Member of the Haryana Legislative Assembly
- In office 1982–1987
- Constituency: Yamunanagar

Member of the Haryana Legislative Assembly
- In office 1991–1996

Personal details
- Born: 22 March 1952 (age 74)
- Party: Indian National Congress
- Spouse: Vinay Kumari Sharma
- Children: 4
- Education: M.A. in Geography
- Profession: Agriculture and business

= Rajesh Kumar Sharma =

Indian politician from Haryana

Rajesh Kumar Sharma (born 22 March 1952) was an Indian politician from Haryana. He represented the Yamunanagar Assembly constituency in the Haryana Legislative Assembly from 1982 to 1987 and again from 1991 to 1996 as a member of the Indian National Congress.

==Political career==

Sharma was elected from Yamunanagar in the 1982 Haryana Legislative Assembly election as a Congress candidate. He lost the seat to Kamla Verma of the Bharatiya Janata Party in the 1987 Haryana Legislative Assembly election.

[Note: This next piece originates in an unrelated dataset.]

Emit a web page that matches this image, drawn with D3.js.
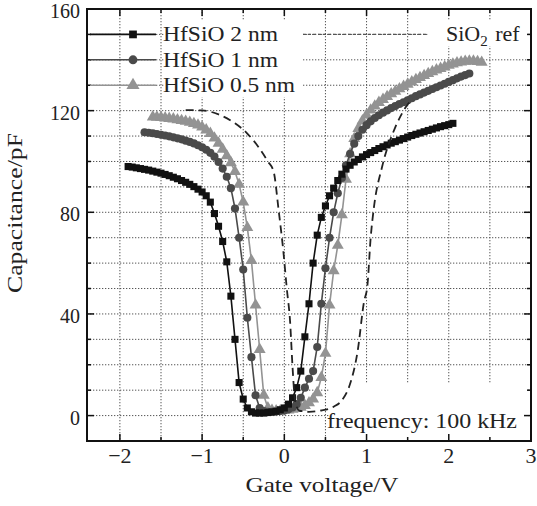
<!DOCTYPE html>
<html>
<head>
<meta charset="utf-8">
<script src="https://d3js.org/d3.v7.min.js"></script>
<style>
    body { margin: 0; background: #fff; }
    text { font-family: "Liberation Serif", "Times New Roman", serif; fill: #222; }
    .grid line { stroke: #555; stroke-width: 1; stroke-dasharray: 1.3, 1.7; }
    .frame { fill: none; stroke: #111; stroke-width: 2; }
    .tick { stroke: #111; stroke-width: 1.5; }
</style>
</head>
<body>
<div id="chart"></div>
<script>
var v2nm = [-1.90,-1.85,-1.80,-1.75,-1.70,-1.65,-1.60,-1.55,-1.50,-1.45,-1.40,-1.35,-1.30,-1.25,-1.20,-1.15,-1.10,-1.05,-1.00,-0.95,-0.90,-0.85,-0.80,-0.75,-0.70,-0.65,-0.60,-0.55,-0.50,-0.45,-0.40,-0.35,-0.30,-0.25,-0.20,-0.15,-0.10,-0.05,0.00,0.05,0.10,0.15,0.20,0.25,0.30,0.35,0.40,0.45,0.50,0.55,0.60,0.65,0.70,0.75,0.80,0.85,0.90,0.95,1.00,1.05,1.10,1.15,1.20,1.25,1.30,1.35,1.40,1.45,1.50,1.55,1.60,1.65,1.70,1.75,1.80,1.85,1.90,1.95,2.00,2.05];
var c2nm = [98.0,97.8,97.5,97.2,96.9,96.6,96.2,95.8,95.4,94.9,94.4,93.8,93.2,92.5,91.8,91.0,90.1,89.1,88.0,86.5,84.0,79.5,74.5,68.5,60.5,47.0,30.0,13.0,6.5,3.0,1.5,1.0,1.0,1.0,1.2,1.4,1.7,2.3,3.0,4.5,7.0,11.0,17.5,31.0,44.0,60.0,71.0,78.0,82.5,86.5,89.5,92.5,95.0,97.0,98.5,99.8,100.8,101.8,102.7,103.5,104.3,105.1,105.8,106.5,107.2,107.8,108.4,109.0,109.6,110.2,110.7,111.2,111.7,112.2,112.7,113.2,113.7,114.1,114.5,115.0];

var v1nm = [-1.70,-1.65,-1.60,-1.55,-1.50,-1.45,-1.40,-1.35,-1.30,-1.25,-1.20,-1.15,-1.10,-1.05,-1.00,-0.95,-0.90,-0.85,-0.80,-0.75,-0.70,-0.65,-0.60,-0.55,-0.50,-0.45,-0.40,-0.35,-0.30,-0.25,-0.20,-0.15,-0.10,-0.05,0.00,0.05,0.10,0.15,0.20,0.25,0.30,0.35,0.40,0.45,0.50,0.55,0.60,0.65,0.70,0.75,0.80,0.85,0.90,0.95,1.00,1.05,1.10,1.15,1.20,1.25,1.30,1.35,1.40,1.45,1.50,1.55,1.60,1.65,1.70,1.75,1.80,1.85,1.90,1.95,2.00,2.05,2.10,2.15,2.20,2.25];
var c1nm = [111.5,111.3,111.1,110.8,110.5,110.2,109.9,109.5,109.1,108.7,108.2,107.7,107.1,106.4,105.6,104.6,103.4,101.9,99.8,97.2,94.0,89.5,81.5,70.0,57.5,38.5,23.0,8.0,3.0,1.8,1.5,1.5,1.6,1.8,2.0,2.5,3.2,4.5,7.0,11.0,14.5,17.5,27.0,44.0,58.0,70.0,80.0,87.5,93.5,98.5,103.0,107.0,110.0,112.5,114.3,115.8,117.1,118.2,119.2,120.1,121.0,121.8,122.6,123.3,124.1,124.9,125.7,126.4,127.1,127.8,128.5,129.2,129.9,130.6,131.3,132.0,132.7,133.4,134.0,134.6];

var v05nm = [-1.60,-1.55,-1.50,-1.45,-1.40,-1.35,-1.30,-1.25,-1.20,-1.15,-1.10,-1.05,-1.00,-0.95,-0.90,-0.85,-0.80,-0.75,-0.70,-0.65,-0.60,-0.55,-0.50,-0.45,-0.40,-0.35,-0.30,-0.25,-0.20,-0.15,-0.10,-0.05,0.00,0.05,0.10,0.15,0.20,0.25,0.30,0.35,0.40,0.45,0.50,0.55,0.60,0.65,0.70,0.75,0.80,0.85,0.90,0.95,1.00,1.05,1.10,1.15,1.20,1.25,1.30,1.35,1.40,1.45,1.50,1.55,1.60,1.65,1.70,1.75,1.80,1.85,1.90,1.95,2.00,2.05,2.10,2.15,2.20,2.25,2.30,2.35,2.40];
var c05nm = [117.5,117.4,117.3,117.1,116.9,116.7,116.4,116.1,115.8,115.4,114.9,114.3,113.5,112.4,111.0,109.2,107.2,104.8,102.2,99.5,96.0,91.0,84.0,74.0,61.0,43.5,26.0,8.0,3.0,2.0,1.8,1.8,2.0,2.2,2.5,2.8,3.3,4.0,5.0,6.5,9.0,15.0,24.5,43.5,57.0,67.0,79.0,93.0,103.0,109.0,113.0,116.0,118.3,120.2,121.8,123.2,124.4,125.5,126.6,127.6,128.6,129.5,130.4,131.3,132.2,133.0,133.8,134.6,135.3,136.0,136.6,137.2,137.8,138.3,138.8,139.1,139.4,139.5,139.5,139.3,139.0];

var vRef = [-1.20,-1.00,-0.80,-0.60,-0.45,-0.30,-0.20,-0.13,-0.07,-0.01,0.03,0.07,0.10,0.13,0.18,0.30,0.45,0.60,0.70,0.80,0.89,0.97,1.01,1.05,1.09,1.19,1.35,1.48,1.55];
var cRef = [120.2,120.1,118.5,115.0,111.0,105.0,100.0,96.0,81.0,64.0,50.0,37.0,19.0,6.0,2.0,1.5,2.0,3.5,6.0,12.5,25.0,45.0,51.0,70.0,82.0,98.0,113.5,121.5,124.5];

var xTicks = [-2, -1, 0, 1, 2, 3];
var yTicks = [0, 40, 80, 120, 160];
var seriesNames = ["HfSiO 2 nm", "HfSiO 1 nm", "HfSiO 0.5 nm"];

var margin = { top: 9, right: 6, bottom: 65, left: 87 },
    width = 537 - margin.left - margin.right,
    height = 506 - margin.top - margin.bottom;

var svg = d3.select("#chart").append("svg")
    .attr("width", 537)
    .attr("height", 506)
    .append("g")
    .attr("transform", "translate(" + margin.left + "," + margin.top + ")");

var x = d3.scaleLinear().domain([-2.4, 3.0]).range([0, width]);
var y = d3.scaleLinear().domain([-10, 160]).range([height, 0]);

function zip(vs, cs) {
    return vs.map(function (v, i) { return { v: v, c: cs[i] }; });
}

// stretched text, the original uses a wider serif face
function label(sel, w) {
    return sel.attr("textLength", w).attr("lengthAdjust", "spacingAndGlyphs");
}

// dotted grid every 0.5 V / 10 pF
var grid = svg.append("g").attr("class", "grid");
grid.selectAll(".gx").data(d3.range(-2, 3.01, 0.5)).enter().append("line")
    .attr("x1", function (d) { return x(d); }).attr("x2", function (d) { return x(d); })
    .attr("y1", 0).attr("y2", height);
grid.selectAll(".gy").data(d3.range(0, 160.1, 10)).enter().append("line")
    .attr("y1", function (d) { return y(d); }).attr("y2", function (d) { return y(d); })
    .attr("x1", 0).attr("x2", width);

// white boxes behind the texts
svg.append("rect").attr("x", 77).attr("y", 12).attr("width", 138).attr("height", 76).attr("fill", "#fff");
svg.append("rect").attr("x", 341).attr("y", 12).attr("width", 100).attr("height", 25).attr("fill", "#fff");
svg.append("rect").attr("x", 243).attr("y", 375).attr("width", 198).attr("height", 56).attr("fill", "#fff");

var series = [
    { name: seriesNames[2], data: zip(v05nm, c05nm), color: "#939393", sym: d3.symbolTriangle, size: 62, w: 132 },
    { name: seriesNames[1], data: zip(v1nm, c1nm), color: "#4a4a4a", sym: d3.symbolCircle, size: 52, w: 115 },
    { name: seriesNames[0], data: zip(v2nm, c2nm), color: "#111", sym: d3.symbolSquare, size: 50, w: 115 }
];

var line = d3.line()
    .x(function (d) { return x(d.v); })
    .y(function (d) { return y(d.c); });

series.forEach(function (s) {
    svg.append("path")
        .datum(s.data)
        .attr("fill", "none")
        .attr("stroke", s.color)
        .attr("stroke-width", 1.6)
        .attr("d", line);
    svg.append("g").selectAll("path")
        .data(s.data).enter().append("path")
        .attr("transform", function (d) { return "translate(" + x(d.v) + "," + y(d.c) + ")"; })
        .attr("d", d3.symbol().type(s.sym).size(s.size))
        .attr("fill", s.color);
});

// SiO2 reference, dashed
svg.append("path")
    .datum(zip(vRef, cRef))
    .attr("fill", "none")
    .attr("stroke", "#222")
    .attr("stroke-width", 1.8)
    .attr("stroke-dasharray", "8,5")
    .attr("d", line.curve(d3.curveMonotoneX));
line.curve(d3.curveLinear);

// frame + inward ticks on all four sides
svg.append("rect").attr("class", "frame").attr("width", width).attr("height", height);
var xMinor = d3.range(-2, 3.01, 0.5), yMinor = d3.range(0, 160.1, 10);
xMinor.forEach(function (d) {
    var len = xTicks.indexOf(d) >= 0 ? 7 : 4;
    svg.append("line").attr("class", "tick").attr("x1", x(d)).attr("x2", x(d)).attr("y1", height).attr("y2", height - len);
    svg.append("line").attr("class", "tick").attr("x1", x(d)).attr("x2", x(d)).attr("y1", 0).attr("y2", len);
});
yMinor.forEach(function (d) {
    var len = yTicks.indexOf(d) >= 0 ? 7 : 4;
    svg.append("line").attr("class", "tick").attr("y1", y(d)).attr("y2", y(d)).attr("x1", 0).attr("x2", len);
    svg.append("line").attr("class", "tick").attr("y1", y(d)).attr("y2", y(d)).attr("x1", width).attr("x2", width - len);
});

// tick labels
svg.selectAll(".xl").data(xTicks).enter().append("text")
    .attr("x", function (d) { return x(d); })
    .attr("y", height + 22)
    .attr("text-anchor", "middle")
    .style("font-size", "22px")
    .text(function (d) { return d < 0 ? "\u2212" + Math.abs(d) : d; });
svg.selectAll(".yl").data(yTicks).enter().append("text")
    .attr("x", -7)
    .attr("y", function (d) { return y(d) + 9; })
    .attr("text-anchor", "end")
    .style("font-size", "20px")
    .text(function (d) { return d; });

// axis titles
label(svg.append("text")
    .attr("x", 235).attr("y", height + 51)
    .attr("text-anchor", "middle")
    .style("font-size", "22px")
    .text("Gate voltage/V"), 153);
label(svg.append("text")
    .attr("transform", "translate(-65," + (height / 2 - 12) + ") rotate(-90)")
    .attr("text-anchor", "middle")
    .style("font-size", "22px")
    .text("Capacitance/pF"), 160);

// legend
var legendRows = [150, 140, 130];
[series[2], series[1], series[0]].forEach(function (s, i) {
    var ly = y(legendRows[i]);
    svg.append("line").attr("x1", 3).attr("x2", 69).attr("y1", ly).attr("y2", ly)
        .attr("stroke", s.color).attr("stroke-width", 1.6);
    svg.append("path").attr("transform", "translate(46," + ly + ")")
        .attr("d", d3.symbol().type(s.sym).size(s.size * 1.2)).attr("fill", s.color);
    label(svg.append("text").attr("x", 76).attr("y", ly + 7)
        .style("font-size", "22px").text(s.name), s.w);
});
var ry = y(legendRows[0]);
svg.append("line").attr("x1", 216).attr("x2", 340).attr("y1", ry).attr("y2", ry)
    .attr("stroke", "#555").attr("stroke-width", 1.2).attr("stroke-dasharray", "3,2");
var ref = svg.append("text").attr("x", 359).attr("y", ry + 7).style("font-size", "22px");
ref.append("tspan").text("SiO");
ref.append("tspan").attr("dy", 5).style("font-size", "15px").text("2");
ref.append("tspan").attr("dy", -5).attr("dx", 2).text(" ref");

label(svg.append("text")
    .attr("x", 240).attr("y", 419)
    .style("font-size", "22px")
    .text("frequency: 100 kHz"), 190);
</script>
</body>
</html>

Sharma returned to the assembly from Yamunanagar in the 1991 Haryana Legislative Assembly election, defeating Kamla Verma of the Bharatiya Janata Party with 25,885 votes against 20,699. He served as Minister of State for Sports, Cultural Affairs and Archives in the Haryana government.

In January 2002, Sharma withdrew his nomination as an independent candidate in the Yamunanagar by-election and joined the Indian National Lok Dal.

==Personal life==

Sharma was the son of Bhagwat Dayal Sharma. He was married to Vinay Kumari Sharma and had two sons and two daughters. He held a master's degree in geography and worked in agriculture and business.